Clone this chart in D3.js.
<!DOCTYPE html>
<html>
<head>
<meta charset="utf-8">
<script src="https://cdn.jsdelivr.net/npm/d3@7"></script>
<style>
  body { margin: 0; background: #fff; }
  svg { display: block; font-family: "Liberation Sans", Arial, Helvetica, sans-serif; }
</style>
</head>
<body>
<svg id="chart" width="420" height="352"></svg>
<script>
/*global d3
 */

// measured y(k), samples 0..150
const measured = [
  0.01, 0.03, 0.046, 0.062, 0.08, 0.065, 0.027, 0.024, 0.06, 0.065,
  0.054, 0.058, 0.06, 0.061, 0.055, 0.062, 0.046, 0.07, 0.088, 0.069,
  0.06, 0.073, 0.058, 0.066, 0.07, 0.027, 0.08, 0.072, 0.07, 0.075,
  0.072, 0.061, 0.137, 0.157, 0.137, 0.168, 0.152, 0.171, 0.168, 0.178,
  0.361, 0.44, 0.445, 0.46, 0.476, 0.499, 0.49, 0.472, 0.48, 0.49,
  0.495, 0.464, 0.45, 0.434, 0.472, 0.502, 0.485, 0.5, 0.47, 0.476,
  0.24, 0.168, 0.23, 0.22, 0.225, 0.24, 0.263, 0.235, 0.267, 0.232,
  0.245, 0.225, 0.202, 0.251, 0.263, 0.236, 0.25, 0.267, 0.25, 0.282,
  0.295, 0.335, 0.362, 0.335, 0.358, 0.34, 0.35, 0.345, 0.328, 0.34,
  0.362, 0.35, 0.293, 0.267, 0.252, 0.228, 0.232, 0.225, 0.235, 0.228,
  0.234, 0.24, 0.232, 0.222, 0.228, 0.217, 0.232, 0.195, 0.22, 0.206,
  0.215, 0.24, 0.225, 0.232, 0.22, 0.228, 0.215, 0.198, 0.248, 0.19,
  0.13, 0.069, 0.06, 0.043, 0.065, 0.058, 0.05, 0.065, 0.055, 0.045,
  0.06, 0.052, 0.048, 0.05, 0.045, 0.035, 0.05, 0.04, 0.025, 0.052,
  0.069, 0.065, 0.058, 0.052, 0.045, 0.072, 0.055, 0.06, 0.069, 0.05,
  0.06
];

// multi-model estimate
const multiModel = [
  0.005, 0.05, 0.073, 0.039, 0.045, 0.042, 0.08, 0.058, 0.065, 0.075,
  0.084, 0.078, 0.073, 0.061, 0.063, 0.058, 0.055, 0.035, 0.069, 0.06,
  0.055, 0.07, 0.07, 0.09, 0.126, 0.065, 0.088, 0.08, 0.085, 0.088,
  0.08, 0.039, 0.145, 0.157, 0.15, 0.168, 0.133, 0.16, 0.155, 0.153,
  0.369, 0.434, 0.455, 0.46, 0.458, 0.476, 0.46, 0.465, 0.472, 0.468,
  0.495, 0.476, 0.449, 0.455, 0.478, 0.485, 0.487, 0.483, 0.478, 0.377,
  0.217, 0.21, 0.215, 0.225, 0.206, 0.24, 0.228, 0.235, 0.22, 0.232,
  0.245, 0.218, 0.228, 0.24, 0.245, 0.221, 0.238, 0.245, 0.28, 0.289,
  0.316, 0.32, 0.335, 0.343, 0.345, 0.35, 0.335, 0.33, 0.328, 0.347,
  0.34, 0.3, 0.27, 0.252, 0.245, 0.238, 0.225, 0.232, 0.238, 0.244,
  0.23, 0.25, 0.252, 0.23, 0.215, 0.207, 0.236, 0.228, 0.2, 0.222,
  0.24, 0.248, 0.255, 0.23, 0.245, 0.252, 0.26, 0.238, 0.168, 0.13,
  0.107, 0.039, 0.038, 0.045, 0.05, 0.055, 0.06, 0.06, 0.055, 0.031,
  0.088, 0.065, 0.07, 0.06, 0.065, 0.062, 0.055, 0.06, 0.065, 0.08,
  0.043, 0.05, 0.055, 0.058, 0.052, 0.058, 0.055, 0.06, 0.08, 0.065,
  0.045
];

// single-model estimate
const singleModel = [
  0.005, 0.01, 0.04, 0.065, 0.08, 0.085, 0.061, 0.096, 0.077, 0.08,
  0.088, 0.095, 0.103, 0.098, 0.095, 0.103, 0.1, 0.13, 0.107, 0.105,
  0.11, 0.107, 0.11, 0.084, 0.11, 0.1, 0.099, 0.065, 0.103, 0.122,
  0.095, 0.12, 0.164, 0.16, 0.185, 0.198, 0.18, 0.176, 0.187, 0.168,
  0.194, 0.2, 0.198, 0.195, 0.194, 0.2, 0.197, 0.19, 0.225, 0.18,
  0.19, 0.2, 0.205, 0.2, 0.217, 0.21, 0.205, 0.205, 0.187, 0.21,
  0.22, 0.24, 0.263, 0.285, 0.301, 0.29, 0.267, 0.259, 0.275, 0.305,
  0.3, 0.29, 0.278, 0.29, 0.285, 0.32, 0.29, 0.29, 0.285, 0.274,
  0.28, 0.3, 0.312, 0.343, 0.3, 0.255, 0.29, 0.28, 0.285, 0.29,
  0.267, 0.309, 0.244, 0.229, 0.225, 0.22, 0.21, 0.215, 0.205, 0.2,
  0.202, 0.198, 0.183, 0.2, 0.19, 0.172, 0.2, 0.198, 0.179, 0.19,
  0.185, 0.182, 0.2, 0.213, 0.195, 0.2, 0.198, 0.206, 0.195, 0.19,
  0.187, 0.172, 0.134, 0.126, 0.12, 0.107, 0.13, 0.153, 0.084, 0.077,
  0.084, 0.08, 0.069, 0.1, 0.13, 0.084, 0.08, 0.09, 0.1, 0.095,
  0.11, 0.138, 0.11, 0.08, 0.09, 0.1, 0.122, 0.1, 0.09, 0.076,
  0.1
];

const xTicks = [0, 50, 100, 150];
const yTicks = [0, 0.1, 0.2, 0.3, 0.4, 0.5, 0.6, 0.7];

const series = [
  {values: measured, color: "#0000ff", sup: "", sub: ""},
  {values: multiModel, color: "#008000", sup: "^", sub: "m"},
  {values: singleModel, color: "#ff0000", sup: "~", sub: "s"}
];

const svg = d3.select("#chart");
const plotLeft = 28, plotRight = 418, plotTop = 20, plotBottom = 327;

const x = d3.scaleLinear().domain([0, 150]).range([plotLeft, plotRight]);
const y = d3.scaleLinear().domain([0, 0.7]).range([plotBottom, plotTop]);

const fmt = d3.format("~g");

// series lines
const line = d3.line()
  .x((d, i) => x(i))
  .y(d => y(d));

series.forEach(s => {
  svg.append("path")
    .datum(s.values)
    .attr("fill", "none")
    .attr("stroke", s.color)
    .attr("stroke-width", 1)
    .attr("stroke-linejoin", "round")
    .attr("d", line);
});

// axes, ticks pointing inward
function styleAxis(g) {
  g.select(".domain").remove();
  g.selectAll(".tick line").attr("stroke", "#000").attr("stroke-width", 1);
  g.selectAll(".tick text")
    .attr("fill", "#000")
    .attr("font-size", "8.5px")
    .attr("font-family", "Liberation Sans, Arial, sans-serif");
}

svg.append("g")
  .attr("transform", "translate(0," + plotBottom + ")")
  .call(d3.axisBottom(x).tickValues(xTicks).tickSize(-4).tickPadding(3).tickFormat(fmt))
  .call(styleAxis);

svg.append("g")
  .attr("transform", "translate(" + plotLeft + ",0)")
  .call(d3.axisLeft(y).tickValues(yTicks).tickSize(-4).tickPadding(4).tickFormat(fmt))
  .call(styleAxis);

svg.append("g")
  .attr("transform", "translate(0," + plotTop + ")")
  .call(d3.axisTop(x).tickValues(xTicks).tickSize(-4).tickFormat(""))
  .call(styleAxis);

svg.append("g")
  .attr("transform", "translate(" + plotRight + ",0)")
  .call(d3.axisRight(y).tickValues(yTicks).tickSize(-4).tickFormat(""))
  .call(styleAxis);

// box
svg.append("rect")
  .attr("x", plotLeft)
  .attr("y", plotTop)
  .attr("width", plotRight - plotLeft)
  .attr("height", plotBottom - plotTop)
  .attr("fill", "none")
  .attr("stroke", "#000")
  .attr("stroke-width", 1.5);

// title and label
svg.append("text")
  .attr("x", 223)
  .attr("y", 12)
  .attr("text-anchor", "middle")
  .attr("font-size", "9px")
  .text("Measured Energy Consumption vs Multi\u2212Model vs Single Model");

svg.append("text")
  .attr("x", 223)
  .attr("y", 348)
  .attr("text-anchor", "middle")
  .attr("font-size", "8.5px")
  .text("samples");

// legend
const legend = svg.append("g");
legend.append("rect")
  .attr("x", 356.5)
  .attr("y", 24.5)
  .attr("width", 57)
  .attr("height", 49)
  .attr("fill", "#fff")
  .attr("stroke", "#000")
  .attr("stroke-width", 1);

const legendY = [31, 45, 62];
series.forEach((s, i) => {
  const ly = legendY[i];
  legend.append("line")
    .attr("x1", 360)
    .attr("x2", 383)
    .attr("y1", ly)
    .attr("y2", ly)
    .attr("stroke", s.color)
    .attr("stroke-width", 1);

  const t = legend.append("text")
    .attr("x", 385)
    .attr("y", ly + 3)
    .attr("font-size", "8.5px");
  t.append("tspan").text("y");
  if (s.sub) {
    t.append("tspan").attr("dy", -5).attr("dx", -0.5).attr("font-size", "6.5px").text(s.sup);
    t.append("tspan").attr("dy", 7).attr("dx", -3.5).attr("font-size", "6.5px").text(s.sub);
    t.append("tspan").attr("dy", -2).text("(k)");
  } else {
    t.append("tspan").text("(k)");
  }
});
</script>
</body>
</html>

• **EXERCISE DIRECTIONS**:
Determine the number of lines in the listing that contain the string "chart". Write that number and nothing else.

• **PROBLEM SOLUTION**:
3